T, the unique part of your sitch is the long distance part. Even if he wanted to see you it would be difficult to do. The distance brings detachement, good for you, bad if he detaches completely. All these months going dark did what they were supposed to do. I am NOT saying to pressure him or anything. But sitting around for much longer I don't think has anything more to offer you. You have all the tools, the knowledge, the discipline, you have to revisit your goals re him and your R (no need to set goals for youself, you are already ahead by ...my estimate 5 years at this point) and ACT. I know being patient is acting in our cases, but I definitely believe yours is a bit different.
My thinking behind my suggestion was that since -and I agree- we don't want to push him, or make him feel we are desperate and needy (which we aren't in any case) and since our goal is to create bridges, communication channels, we should think of things to do, that will remind him of you and your personality (and possible make your changes known) to him, without making him feel he needs to do something about it. Just a song (like he did) that you like, that you send him, without asking anything about it, not even if he likes it, for me could do that.

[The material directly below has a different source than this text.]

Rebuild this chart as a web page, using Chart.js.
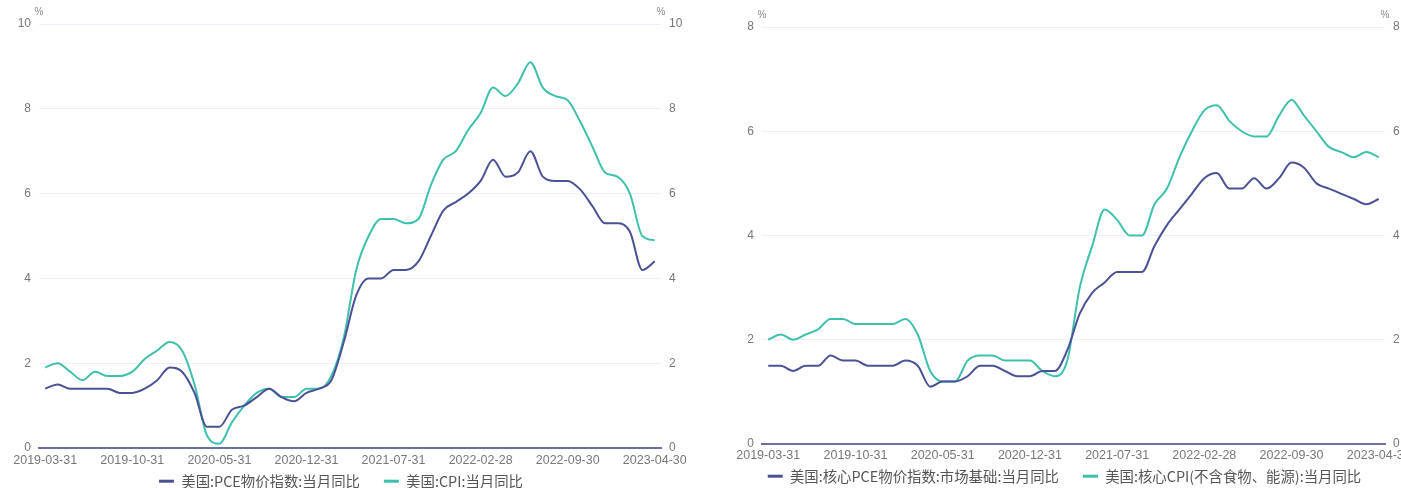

A piece in a newspaper that you can scan and sent him about something you know he would be interested in, with a note "I thought you'd like that" could do that. No questions, nothing.
Especially with your trip to NY you need to at least have made some contact prior to just telling him to meet up there.
I am glad about all your 180s. I am glad you have so much life in you. You had this opportunity to learn yourself, about yourself on time and you make the best out of it. You are a lucky and smart girl.